While it is possible to extract the sample local electronic parameters from the SMM measurement purely by analytical methods, the calculations require precise knowledge about the sample parameters and are computationally extensive. In semiconductors it is also necessary to know which model for the carrier mobility to use. In practice, a much faster way to obtain quantitative data is calibrating the measurements on known standards.

Below we report an example of calibration of S11 measurement of the MC2 Technology capacitance calibration sample. (a) Sample schematics showing 4 terraces, each 50 nm high, with patterned golden dots on top to be used as capacitance standard. (b) Topography of the sample, measured in contact mode, scan size: 52 x 52 μm2. (c,d) Images of real and imaginary parts of S11 parameter. (e) Capacitance image, recalculated from the S11 parameter. Capacitors indicated with numbers 1, 2 and 3 were selected as calibration standards. Their respective capacitances were theoretically estimated as 0.3, 3.6 and 12.4 fF. These values vere used to calculate the capacitance map. (f) Cross section along the white line in (e), showing the contrast of a scan over two smallest capacitors. The smallest capacitance change in the image, the step between the terraces, is 0.04 fF.
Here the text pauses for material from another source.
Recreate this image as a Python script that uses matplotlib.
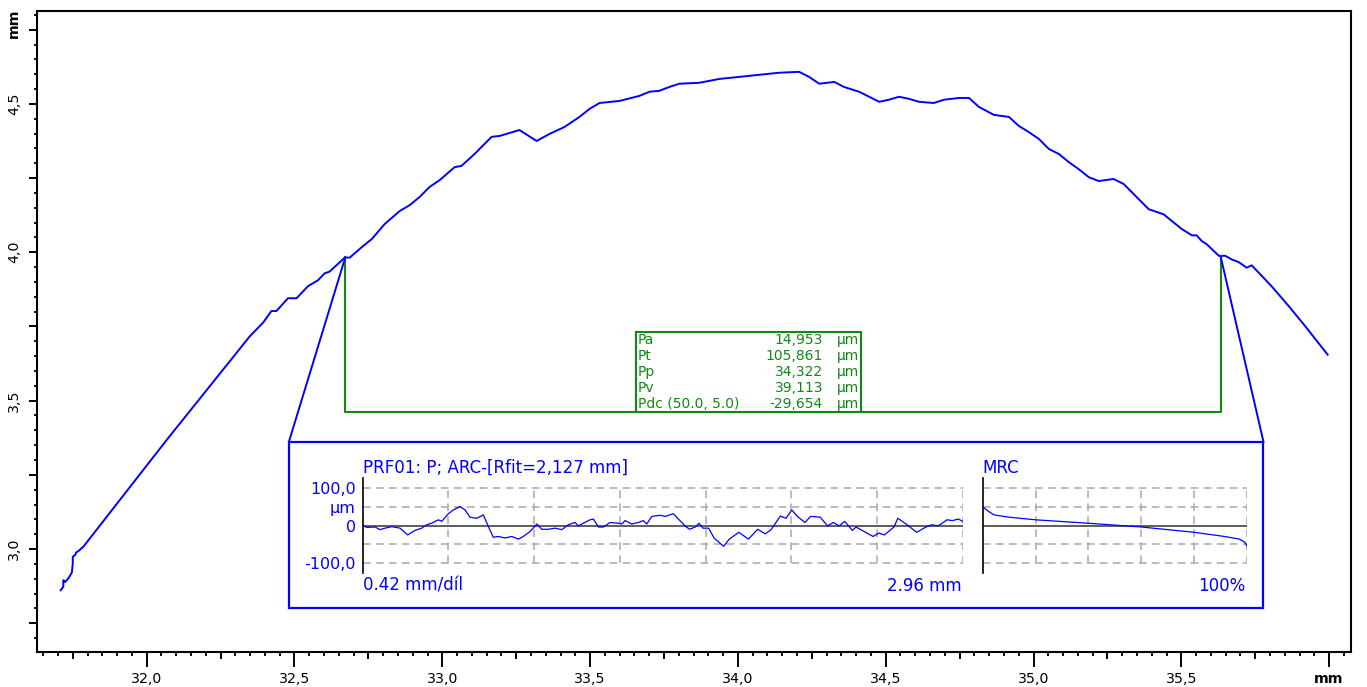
import numpy as np
import matplotlib
matplotlib.use("Agg")
import matplotlib.pyplot as plt
from matplotlib.patches import Rectangle

# ---- data ----
# measured primary profile [mm]
prof_x = [31.709, 31.718, 31.718, 31.724, 31.735, 31.747, 31.750, 31.750, 31.758, 31.762,
          31.769, 31.786, 32.068, 32.349, 32.394, 32.422, 32.439, 32.478, 32.507, 32.546,
          32.580, 32.602, 32.619, 32.670, 32.687, 32.732, 32.761, 32.805, 32.856, 32.890,
          32.923, 32.957, 32.991, 33.042, 33.065, 33.109, 33.143, 33.167, 33.194, 33.228,
          33.261, 33.319, 33.363, 33.413, 33.464, 33.498, 33.532, 33.600, 33.667, 33.701,
          33.734, 33.768, 33.802, 33.869, 33.937, 34.005, 34.072, 34.140, 34.207, 34.241,
          34.275, 34.326, 34.359, 34.410, 34.444, 34.478, 34.511, 34.545, 34.579, 34.613,
          34.663, 34.697, 34.748, 34.782, 34.815, 34.866, 34.917, 34.950, 34.984, 35.018,
          35.052, 35.086, 35.119, 35.153, 35.187, 35.221, 35.271, 35.305, 35.356, 35.390,
          35.440, 35.502, 35.536, 35.552, 35.569, 35.586, 35.627, 35.649, 35.670, 35.694,
          35.721, 35.738, 35.805, 35.863, 35.919, 35.995]
prof_y = [2.861, 2.873, 2.895, 2.889, 2.901, 2.921, 2.952, 2.974, 2.980, 2.989,
          2.993, 3.008, 3.368, 3.717, 3.763, 3.802, 3.802, 3.845, 3.845, 3.886,
          3.906, 3.929, 3.935, 3.982, 3.982, 4.021, 4.044, 4.095, 4.139, 4.159,
          4.186, 4.220, 4.243, 4.287, 4.291, 4.331, 4.365, 4.389, 4.392, 4.402,
          4.412, 4.375, 4.399, 4.422, 4.456, 4.483, 4.503, 4.510, 4.527, 4.541,
          4.544, 4.557, 4.568, 4.571, 4.584, 4.591, 4.598, 4.605, 4.608, 4.591,
          4.568, 4.574, 4.557, 4.541, 4.524, 4.507, 4.514, 4.524, 4.517, 4.507,
          4.503, 4.514, 4.520, 4.520, 4.490, 4.463, 4.456, 4.426, 4.405, 4.382,
          4.348, 4.331, 4.304, 4.280, 4.253, 4.240, 4.247, 4.230, 4.179, 4.145,
          4.128, 4.078, 4.057, 4.057, 4.038, 4.027, 3.988, 3.988, 3.976, 3.967,
          3.948, 3.956, 3.886, 3.819, 3.751, 3.655]

# evaluation window and zoom box [mm]
win_x = [32.672, 35.633]
win_y = [3.983, 3.986]
win_bottom = 3.463
zoom_x = [32.481, 35.778]
zoom_y = [2.801, 3.361]
table_x = [33.654, 34.417]
table_y = [3.463, 3.730]

param_names = ["Pa", "Pt", "Pp", "Pv", "Pdc (50.0, 5.0)"]
param_values = ["14,953", "105,861", "34,322", "39,113", "-29,654"]
param_unit = "µm"

# roughness profile after ARC removal [mm, µm]
rough_x = [0.000, 0.020, 0.061, 0.085, 0.110, 0.143, 0.184, 0.222, 0.258, 0.291,
           0.316, 0.340, 0.373, 0.390, 0.422, 0.447, 0.480, 0.505, 0.529, 0.562,
           0.595, 0.620, 0.644, 0.669, 0.702, 0.735, 0.768, 0.792, 0.825, 0.859,
           0.883, 0.916, 0.949, 0.982, 1.014, 1.047, 1.064, 1.088, 1.121, 1.138,
           1.162, 1.187, 1.220, 1.261, 1.278, 1.294, 1.327, 1.360, 1.384, 1.401,
           1.426, 1.467, 1.492, 1.532, 1.557, 1.594, 1.612, 1.640, 1.659, 1.678,
           1.706, 1.733, 1.780, 1.808, 1.855, 1.873, 1.902, 1.948, 1.985, 2.014,
           2.060, 2.088, 2.116, 2.144, 2.181, 2.209, 2.256, 2.293, 2.321, 2.350,
           2.377, 2.415, 2.433, 2.480, 2.517, 2.545, 2.573, 2.620, 2.639, 2.685,
           2.732, 2.778, 2.806, 2.835, 2.853, 2.881, 2.909, 2.937, 2.960]
rough_y = [0, -5, -4, -11, -7, -3, -7, -25, -13, -7,
           2, 6, 15, 11, 31, 41, 50, 41, 22, 19,
           28, -3, -31, -29, -33, -29, -36, -29, -16, 4,
           -10, -10, -7, -11, 2, 8, -1, 6, 15, 17,
           -4, -4, 8, 6, 4, 13, 4, 8, 13, 4,
           24, 27, 24, 31, 17, -3, -10, -4, 6, -7,
           -7, -33, -55, -36, -18, -25, -36, -10, -22, -11,
           25, 19, 41, 24, 8, 24, 22, -1, 8, -1,
           11, -13, -4, -18, -29, -20, -25, -4, 19, 2,
           -18, -4, 2, -1, 4, 15, 13, 17, 11]

# material ratio curve [%, µm]
mrc_pct = [0, 1.7, 4.3, 10, 20, 40, 60, 80, 91.4, 97.1, 99.0, 100]
mrc_um = [50, 40, 28, 22, 15, 6, -4, -18, -29, -36, -44, -55]

x_major = [32.0, 32.5, 33.0, 33.5, 34.0, 34.5, 35.0, 35.5, 36.0]
x_labels = ["32,0", "32,5", "33,0", "33,5", "34,0", "34,5", "35,0", "35,5", "mm"]
x_mid = [31.75, 32.25, 32.75, 33.25, 33.75, 34.25, 34.75, 35.25, 35.75]
y_major = [3.0, 3.5, 4.0, 4.5]
y_labels = ["3,0", "3,5", "4,0", "4,5"]
y_mid = [2.75, 3.25, 3.75, 4.25, 4.75]

BLUE = "#0000ff"
GREEN = "#108a10"
GRID = "#a8a8a8"
W, H = 1367, 687

fig = plt.figure(figsize=(W / 100, H / 100), dpi=100)
ax = fig.add_axes([37.3 / W, 1 - 652 / H, 1313.4 / W, 641 / H])
ax.set_xlim(31.630, 36.073)
ax.set_ylim(2.653, 4.813)

ax.plot(prof_x, prof_y, color=BLUE, lw=1.4)

# evaluation window (green)
ax.plot([win_x[0], win_x[0], win_x[1], win_x[1]],
        [win_y[0], win_bottom, win_bottom, win_y[1]], color=GREEN, lw=1.5)
# zoom box (blue)
ax.add_patch(Rectangle((zoom_x[0], zoom_y[0]), zoom_x[1] - zoom_x[0], zoom_y[1] - zoom_y[0],
                       fill=False, ec=BLUE, lw=1.6))
ax.plot([win_x[0], zoom_x[0]], [win_y[0], zoom_y[1]], color=BLUE, lw=1.4)
ax.plot([win_x[1], zoom_x[1]], [win_y[1], zoom_y[1]], color=BLUE, lw=1.4)

# parameter table
ax.add_patch(Rectangle((table_x[0], table_y[0]), table_x[1] - table_x[0], table_y[1] - table_y[0],
                       fill=True, fc="white", ec=GREEN, lw=1.5, zorder=3))
row_h = (table_y[1] - table_y[0]) / len(param_names)
for i, (nm, val) in enumerate(zip(param_names, param_values)):
    yy = table_y[1] - (i + 0.5) * row_h
    ax.text(table_x[0] + 0.008, yy, nm, color=GREEN, fontsize=10, va="center", ha="left", zorder=4)
    ax.text(34.288, yy, val, color=GREEN, fontsize=10, va="center", ha="right", zorder=4)
    ax.text(34.335, yy, param_unit, color=GREEN, fontsize=10, va="center", ha="left", zorder=4)

# ticks
for s in ax.spines.values():
    s.set_linewidth(1.5)
ax.set_xticks(x_major + x_mid)
ax.set_xticklabels(x_labels + [""] * len(x_mid))
ax.set_yticks(y_major + y_mid)
ax.set_yticklabels(y_labels + [""] * len(y_mid))
ax.xaxis.set_minor_locator(matplotlib.ticker.MultipleLocator(0.05))
ax.yaxis.set_minor_locator(matplotlib.ticker.MultipleLocator(0.05))
ax.tick_params(axis="x", which="major", length=10.8, width=1.4, pad=3.5, labelsize=10.2)
ax.tick_params(axis="x", which="minor", length=2.6, width=1.3)
ax.tick_params(axis="y", which="major", length=5.6, width=1.4, pad=6, labelsize=10.2, labelrotation=90)
ax.tick_params(axis="y", which="minor", length=2.4, width=1.3)
for t, loc in zip(ax.xaxis.get_major_ticks(), x_major + x_mid):
    if loc in x_mid:
        t.tick1line.set_markersize(5.0)
for lab in ax.get_yticklabels():
    lab.set_va("center")
ax.get_xticklabels()[len(x_major) - 1].set_fontweight("bold")
fig.text(14 / W, 1 - 23 / H, "mm", rotation=90, fontsize=10.2, fontweight="bold",
         ha="center", va="center")

# ---- inset: roughness profile ----
def inset_style(a):
    a.set_ylim(-125.5, 125.5)
    for side in ["top", "right", "bottom"]:
        a.spines[side].set_visible(False)
    a.spines["left"].set_linewidth(1.2)
    a.patch.set_alpha(0)
    a.set_xticks([])
    for v in [100, 50, -50, -100]:
        a.axhline(v, color=GRID, lw=1.1, ls=(0, (5, 3.5)), zorder=1)
    a.axhline(0, color="#505050", lw=1.3, zorder=1)

ax1 = fig.add_axes([362.7 / W, 1 - 573 / H, 600.2 / W, 95 / H])
ax1.set_xlim(0, 2.96)
inset_style(ax1)
for k in range(1, 8):
    ax1.vlines(k * 2.96 / 7, -100, 100, color=GRID, lw=1.1, ls=(0, (5, 3.5)), zorder=1)
ax1.plot(rough_x, rough_y, color=BLUE, lw=0.9, zorder=2)
ax1.set_yticks([100, 50, 0, -100])
ax1.set_yticklabels(["100,0", "µm", "0", "-100,0"])
ax1.tick_params(axis="y", length=0, pad=5, labelsize=11.5, labelcolor=BLUE)

ax2 = fig.add_axes([982.6 / W, 1 - 573 / H, 264.7 / W, 95 / H])
ax2.set_xlim(0, 100)
inset_style(ax2)
ax2.set_yticks([])
for k in range(1, 6):
    ax2.vlines(k * 20, -100, 100, color=GRID, lw=1.1, ls=(0, (5, 3.5)), zorder=1)
ax2.plot(mrc_pct, mrc_um, color=BLUE, lw=0.9, zorder=2)

fig.text(363 / W, 1 - 468 / H, "PRF01: P; ARC-[Rfit=2,127 mm]", color=BLUE, fontsize=12,
         ha="left", va="center")
fig.text(982 / W, 1 - 468 / H, "MRC", color=BLUE, fontsize=12, ha="left", va="center")
fig.text(363 / W, 1 - 586 / H, "0.42 mm/díl", color=BLUE, fontsize=12, ha="left", va="center")
fig.text(962 / W, 1 - 586 / H, "2.96 mm", color=BLUE, fontsize=12, ha="right", va="center")
fig.text(1245 / W, 1 - 586 / H, "100%", color=BLUE, fontsize=12, ha="right", va="center")

fig.savefig("out.png", dpi=100)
Click here to read the App Note "Studies of MC2 capacitance standard sample by scanning microwave microscopy (SMM)" >>>

Below we report the experimental data of the S11 (b,c) and dS/dV (d,e) measurements of the Infineon SCM calibration standard sample. The area consists of 20 regions with different doping: 10 for each dopant type (n and p) with dopant densities in the range 4⋅1015 - 1020 cm-3 The difference between the S11 and dS/dV can be clearly seen. The amplitude of S11 signal (b) is monotonically increasing with the carrier density, while the dS/dV signal (d) has largest amplitude in the middle of the range (1016-1018 cm-3). Phase signal of the dS/dV carries information about the type of dopants, n or p. The doping profile (f) was calculated from the S11 measurement (b,c). Image size (a,b,c,f): 50 x 50 μm2, (d,e): 35 x 35 μm2.